DIRECTIVE>
Skipping all pictures, set down the lines of the listing from the first through the one with "FREIGHT @ 99.1/99kph".

AVAILABLE DATA>
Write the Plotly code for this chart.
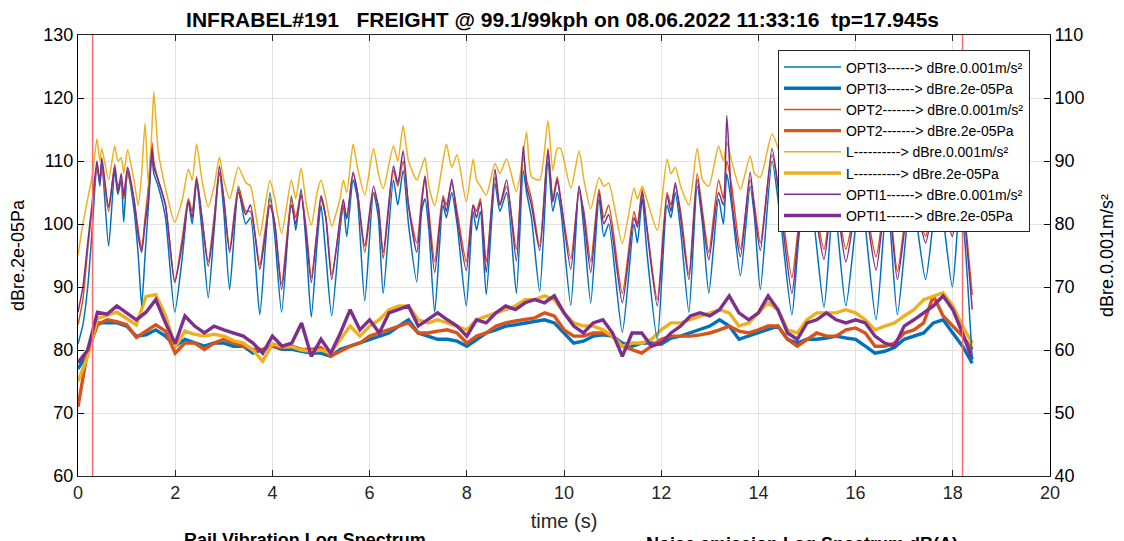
import plotly.graph_objects as go

# ---------------- data ----------------
TITLE = "INFRABEL#191   FREIGHT @ 99.1/99kph on 08.06.2022 11:33:16  tp=17.945s"

# key times for vibration (thin, right axis, dBre.0.001m/s²)
T_VIB = [0.00, 0.10, 0.20, 0.30, 0.39, 0.45, 0.49, 0.63, 0.755, 0.82,
         0.89, 0.94, 1.02, 1.15, 1.24, 1.31, 1.38, 1.45, 1.52, 1.56,
         1.65, 1.80, 1.99, 2.15, 2.27, 2.35, 2.44, 2.55, 2.68, 2.80,
         2.91, 3.00, 3.12, 3.30, 3.45, 3.55, 3.74, 3.85, 3.95, 4.05,
         4.19, 4.39, 4.48, 4.59, 4.70, 4.80, 4.92, 5.00, 5.10, 5.22,
         5.39, 5.46, 5.53, 5.66, 5.75, 5.90, 6.08, 6.18, 6.28, 6.49,
         6.58, 6.69, 6.80, 6.97, 7.07, 7.14, 7.22, 7.34, 7.51, 7.58,
         7.69, 7.80, 7.99, 8.13, 8.20, 8.28, 8.40, 8.58, 8.68, 8.82,
         9.02, 9.16, 9.23, 9.33, 9.50, 9.67, 9.77, 9.86, 9.93, 10.14,
         10.31, 10.41, 10.55, 10.72, 10.82, 10.92, 11.20, 11.44, 11.51, 11.61,
         11.70, 11.92, 12.12, 12.20, 12.29, 12.40, 12.57, 12.74, 12.85, 12.98,
         13.18, 13.28, 13.35, 13.45, 13.63, 13.83, 13.92, 14.04, 14.28, 14.45,
         14.69, 14.85, 15.05, 15.35, 15.55, 15.80, 16.10, 16.42, 16.65, 16.86,
         17.15, 17.44, 17.70, 17.99, 18.15, 18.25, 18.40]

VIB_OPTI1 = [66, 70, 77, 84, 90, 86.5, 90.5, 82.7, 89, 85,
             88, 84.5, 89, 84, 78, 75.5, 80, 84, 92, 89,
             87, 83, 70.7, 77, 83.6, 81, 87.1, 81, 73.3, 80,
             89.2, 84, 75.5, 85, 81.5, 83, 72.8, 78, 83, 80,
             69.6, 83, 80, 84.6, 78, 70.7, 79, 84.5, 81, 71.2,
             80.8, 83.9, 80.8, 88.2, 85, 76.5, 86, 82.5, 75.5, 89.2,
             86.5, 91.6, 83, 75.5, 83, 87.6, 81, 72.3, 84, 82,
             87.1, 81, 72.6, 83, 81, 83.5, 72.3, 88.7, 83, 87,
             74.1, 92.4, 86, 83, 75.8, 91.6, 83.5, 87, 84, 72.8,
             86, 81, 72.3, 85, 80, 81.5, 67.5, 81, 79.5, 85,
             79.5, 67, 84.5, 82, 86.6, 81, 71.2, 87.1, 81, 74.3,
             85, 83, 97.2, 84, 74.8, 88.2, 82, 75.8, 92, 83,
             69, 80, 86, 74.4, 86, 74, 86.5, 72.7, 86, 71.2,
             86, 77, 87, 78, 86, 80, 66.4]

VIB_OPTI3 = [61, 64, 70, 80, 89.5, 86, 90, 76.5, 88.5, 84.7,
             87, 80.3, 88.5, 82.4, 75, 67, 75, 83, 90.8, 88,
             86, 81, 66, 75, 83.5, 80, 86.6, 79, 68.3, 79,
             88.2, 82, 69.6, 85.5, 80, 81, 65.6, 76, 85, 78,
             66, 84.5, 79, 85.5, 76, 65.2, 77, 83, 75, 65.4,
             79, 83, 78, 87, 84, 67.8, 85, 81, 69, 87,
             83, 88.5, 80, 70.8, 82, 84, 79, 66, 83, 81,
             85, 80, 67, 82, 79, 82, 68.8, 86.5, 82, 85,
             69, 88.5, 85, 81, 69.3, 90, 82, 85, 82.5, 67.1,
             86, 79, 67.5, 84, 78, 80, 62.8, 80, 77, 84,
             76, 61.7, 83, 81, 85, 79, 66, 86, 80, 69,
             84, 80, 88, 83, 71.8, 86, 81, 69.6, 90, 81,
             65.6, 79, 85, 66.8, 84, 67, 85, 64.8, 84.5, 65.6,
             85, 71.2, 86, 70, 84, 77, 58.5]

VIB_OPT2 = [64, 68, 76, 83, 89, 87, 89, 82, 89.5, 86,
            87, 84, 88, 84, 79, 76, 81, 86, 93, 90,
            87, 83, 71, 78, 84, 82, 87.5, 81, 74, 81,
            88, 84, 76, 86, 82, 82, 73.5, 79, 84, 80,
            70.5, 84, 81, 85, 79, 71.5, 79, 84, 81, 72,
            80, 83, 81, 88, 85, 75.5, 85, 83, 74.5, 88.5,
            86, 90, 83, 77, 84, 87.5, 82, 74, 84.5, 83,
            86.5, 82, 74, 83, 82, 84, 74, 87.5, 83, 86,
            76, 91, 87, 84, 76.5, 92, 84, 87.5, 84, 74.5,
            85, 82, 74, 85.5, 81, 83, 69, 82, 80, 85.5,
            80, 68, 85, 83, 86, 82, 72, 88, 82, 75.5,
            87, 84, 90, 86, 76, 87, 83, 77, 91, 84,
            71.5, 81, 86.5, 76, 86, 76, 86.5, 74.8, 86, 72.5,
            87, 78, 87.5, 80, 87, 81, 68.7]

VIB_L = [75, 80, 84, 88, 93.5, 90, 92, 87, 92.4, 90,
         90.5, 88, 91.8, 87, 83, 88, 96, 86, 95, 101,
         91.6, 85.7, 80.3, 84, 88.7, 87, 92.7, 87, 82.7, 86,
         90.6, 87, 84, 89, 86.6, 86, 78.1, 83, 86.9, 84,
         78.5, 87, 84, 88.9, 83, 79.8, 85, 87, 84, 79.7,
         84, 87, 85, 92.7, 89, 84.6, 92, 88, 85.6, 92.4,
         90, 95.6, 90, 87, 89, 90.5, 86, 82.9, 90, 92.7,
         89, 91, 83.5, 90.3, 87, 86, 84.6, 89.6, 88, 90.3,
         85.1, 91, 94.6, 87.5, 87, 96.4, 88.5, 92, 92, 85.7,
         91.6, 87, 82.4, 87.4, 86, 86.5, 76.9, 85.7, 84, 86,
         84, 79, 90.3, 88, 89, 86, 83, 92, 87, 86,
         92.4, 90, 93, 90, 85.5, 90.8, 88, 87.4, 94.3, 91,
         84, 87, 90, 84.5, 90, 84, 90, 84, 91, 83,
         90, 85, 91, 86, 89, 84, 80.8]

# noise (thick, left axis, dBre.2e-05Pa) sampled every 0.2 s
T_NOISE = [round(i * 0.2, 1) for i in range(93)]

NOISE_OPTI1 = [78, 80, 86, 85.7, 87, 85.9, 84.8, 86, 88, 84.3,
               81, 85.4, 83.8, 82.7, 83.8, 83.2, 82.7, 82.2, 81.1, 79.5,
               82.2, 80.6, 81.1, 84.3, 79, 81.7, 79.5, 82.7, 86.4, 83.2,
               84.8, 82.7, 85.9, 86.4, 87, 83.8, 84.8, 85.9, 84.8, 83.8,
               82.2, 84.8, 84.3, 85.9, 87, 86.4, 87.5, 88, 87.5, 88.6,
               85.9, 83.8, 82.7, 84.3, 84.8, 82.7, 79, 82.7, 82.7, 80.6,
               81.1, 82.7, 83.8, 85.4, 85.9, 85.4, 86.4, 88.6, 85.9, 84.8,
               85.9, 88.6, 86.4, 82.7, 81.7, 84.3, 84.8, 85.9, 84.8, 84.3,
               84.8, 84.3, 82.2, 81.1, 80.6, 83.8, 84.8, 85.9, 87, 88.6,
               86.4, 82.7, 78.5]

NOISE_OPTI3 = [77, 79.5, 84.3, 84.3, 84.3, 83.8, 82.2, 82.4, 83.2, 82.2,
               80.6, 81.7, 81.1, 80.6, 81.1, 81.1, 80.6, 80.6, 79.5, 80.1,
               80.6, 80.1, 80.1, 79.8, 79.5, 79.5, 79, 80.1, 80.6, 81.1,
               81.7, 82.2, 82.7, 83.8, 84.8, 82.7, 82.2, 81.7, 81.7, 81.4,
               80.6, 81.7, 82.7, 83.2, 83.8, 84, 84.3, 84.6, 84.8, 84.3,
               82.7, 81.1, 81.4, 82.2, 82.4, 82.2, 81.1, 80.6, 81.1, 81.1,
               80.9, 81.9, 82.2, 82.7, 83.2, 83.8, 84.8, 83.8, 81.7, 82.2,
               82.7, 83.2, 83.8, 81.7, 81.1, 81.7, 81.7, 81.9, 82.2, 81.9,
               81.7, 80.6, 79.5, 79.8, 80.4, 81.7, 82.2, 82.7, 84.3, 84.8,
               82.7, 80.6, 77.9]

NOISE_OPT2 = [71, 80, 84, 84.8, 84.5, 84, 82, 83, 84, 83,
              79.5, 81.1, 81.1, 80.1, 81.1, 81.7, 81.1, 80.6, 80.1, 80.1,
              80.6, 80.4, 80.6, 80.1, 80.1, 80.4, 79, 79.8, 80.6, 81.1,
              82.2, 82.7, 83.2, 83.8, 84.3, 82.7, 82.7, 83, 83.2, 82.7,
              81.1, 82.2, 82.7, 83.8, 84.3, 84.6, 84.8, 85.1, 85.9, 85.4,
              83.2, 82.2, 82.2, 82.7, 82.7, 82.2, 80.6, 80.1, 79.5, 80.6,
              81.7, 82.2, 82.2, 82.2, 82.4, 82.7, 83.2, 83.8, 83, 82.7,
              83.2, 83.8, 83.8, 81.7, 80.6, 81.7, 82.7, 82.2, 82.2, 83.2,
              83.5, 82.7, 80.6, 80.6, 81.1, 82.7, 83.2, 84.3, 88.6, 85.4,
              83.8, 82.2, 80.1]

NOISE_L = [75, 79, 85, 85.5, 86, 85, 84, 88.5, 88.8, 85.5,
           80.5, 83, 82.5, 82.2, 82.5, 82.2, 81.5, 81.1, 80, 78.2,
           81, 80.5, 80.5, 80, 79.8, 80, 79.5, 81.7, 83.8, 82.2,
           83.8, 84.8, 86.4, 87, 87, 84.8, 84.3, 84.8, 84.3, 83.8,
           83.2, 84.8, 85.4, 85.9, 86.4, 87, 88, 88, 88.6, 88,
           85.9, 84.3, 83.8, 83.8, 83.2, 82.2, 80.6, 81.1, 81.1, 81.7,
           83.2, 84.3, 84.3, 84.8, 85.4, 85.9, 86.4, 85.9, 83.8, 84.3,
           85.9, 87.5, 86.4, 83.2, 82.7, 84.8, 85.9, 85.9, 85.9, 86.4,
           85.9, 84.8, 83.2, 83.8, 84.3, 85.4, 86.4, 88, 88.6, 89.1,
           87, 83.8, 81.1]

TRIGGER_TIMES = [0.3, 18.2]

X_TICKS = [0, 2, 4, 6, 8, 10, 12, 14, 16, 18, 20]
Y_LEFT_TICKS = [60, 70, 80, 90, 100, 110, 120, 130]
Y_RIGHT_TICKS = [40, 50, 60, 70, 80, 90, 100, 110]

# ---------------- style ----------------
C_BLUE = "#0072BD"
C_ORANGE = "#D95319"
C_YELLOW = "#EDB120"
C_PURPLE = "#7E2F8E"
FONT = "Liberation Sans, Arial, Helvetica, sans-serif"
AX = "#262626"

fig = go.Figure()

series = [
    ("OPTI3------> dBre.0.001m/s²", T_VIB, VIB_OPTI3, C_BLUE, 1.5, "y2", 1),
    ("OPT2-------> dBre.0.001m/s²", T_VIB, VIB_OPT2, C_ORANGE, 1.5, "y2", 3),
    ("L----------> dBre.0.001m/s²", T_VIB, VIB_L, C_YELLOW, 1.5, "y2", 5),
    ("OPTI1------> dBre.0.001m/s²", T_VIB, VIB_OPTI1, C_PURPLE, 1.5, "y2", 7),
    ("OPTI3------> dBre.2e-05Pa", T_NOISE, NOISE_OPTI3, C_BLUE, 3.4, "y", 2),
    ("OPT2-------> dBre.2e-05Pa", T_NOISE, NOISE_OPT2, C_ORANGE, 3.4, "y", 4),
    ("L----------> dBre.2e-05Pa", T_NOISE, NOISE_L, C_YELLOW, 3.4, "y", 6),
    ("OPTI1------> dBre.2e-05Pa", T_NOISE, NOISE_OPTI1, C_PURPLE, 3.4, "y", 8),
]
for name, xs, ys, col, w, ax, rank in series:
    shape = "spline" if ax == "y2" else "linear"
    fig.add_trace(go.Scatter(x=xs, y=ys, name=name, mode="lines", yaxis=ax,
                             line=dict(color=col, width=w, shape=shape, smoothing=0.6),
                             legendrank=rank, legendgroup=name))

for tt in TRIGGER_TIMES:
    fig.add_shape(type="line", xref="x", yref="paper", x0=tt, x1=tt, y0=0, y1=1,
                  line=dict(color="#FF6B6B", width=1.5), layer="above")

fig.update_layout(
    width=1124, height=541,
    margin=dict(l=69.5, r=82, t=26.5, b=73, autoexpand=False),
    paper_bgcolor="white", plot_bgcolor="white",
    font=dict(family=FONT, color=AX, size=18),
    title=dict(text=TITLE.replace(" ", "\u00a0"), xref="paper", x=0.4985, xanchor="center",
               y=0.979, yanchor="middle",
               font=dict(size=21, family=FONT, color="black", weight="bold")),
    xaxis=dict(range=[0, 20], tickvals=X_TICKS, ticks="inside", ticklen=6, tickcolor=AX,
               showline=True, linecolor=AX, linewidth=1, mirror="ticks",
               showgrid=True, gridcolor="#E3E3E3", gridwidth=1, zeroline=False,
               title=dict(text="time (s)", font=dict(size=20), standoff=12),
               tickfont=dict(size=18)),
    yaxis=dict(range=[60, 130], tickvals=Y_LEFT_TICKS, ticks="inside", ticklen=6, tickcolor="black",
               showline=True, linecolor="black", linewidth=1,
               showgrid=True, gridcolor="#E3E3E3", gridwidth=1, zeroline=False,
               title=dict(text="dBre.2e-05Pa", font=dict(size=18, color="black"), standoff=17),
               tickfont=dict(size=18, color="black")),
    yaxis2=dict(range=[40, 110], tickvals=Y_RIGHT_TICKS, overlaying="y", side="right",
                ticks="inside", ticklen=6, tickcolor="black",
                showline=True, linecolor="black", linewidth=1, showgrid=False, zeroline=False,
                title=dict(text="dBre.0.001m/s²", font=dict(size=18, color="black"), standoff=16),
                tickfont=dict(size=18, color="black")),
    legend=dict(x=0.9794, xanchor="right", y=0.965, yanchor="top",
                bgcolor="white", bordercolor=AX, borderwidth=1,
                font=dict(size=14, color="black", family=FONT), tracegroupgap=0,
                traceorder="grouped", itemwidth=57),
    showlegend=True,
)

fig.add_annotation(text="<b>Rail Vibration Log Spectrum</b>", xref="paper", yref="paper",
                   x=0.234, y=-0.118, xanchor="center", yanchor="top", showarrow=False,
                   font=dict(size=18, color="black"))
fig.add_annotation(text="<b>Noise emission Log Spectrum dB(A)</b>", xref="paper", yref="paper",
                   x=0.745, y=-0.127, xanchor="center", yanchor="top", showarrow=False,
                   font=dict(size=18, color="black"))

fig.write_html("out.html")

EXERCISE OUTPUT>
Write the Plotly code for this chart.
import plotly.graph_objects as go

# ---------------- data ----------------
TITLE = "INFRABEL#191   FREIGHT @ 99.1/99kph on 08.06.2022 11:33:16  tp=17.945s"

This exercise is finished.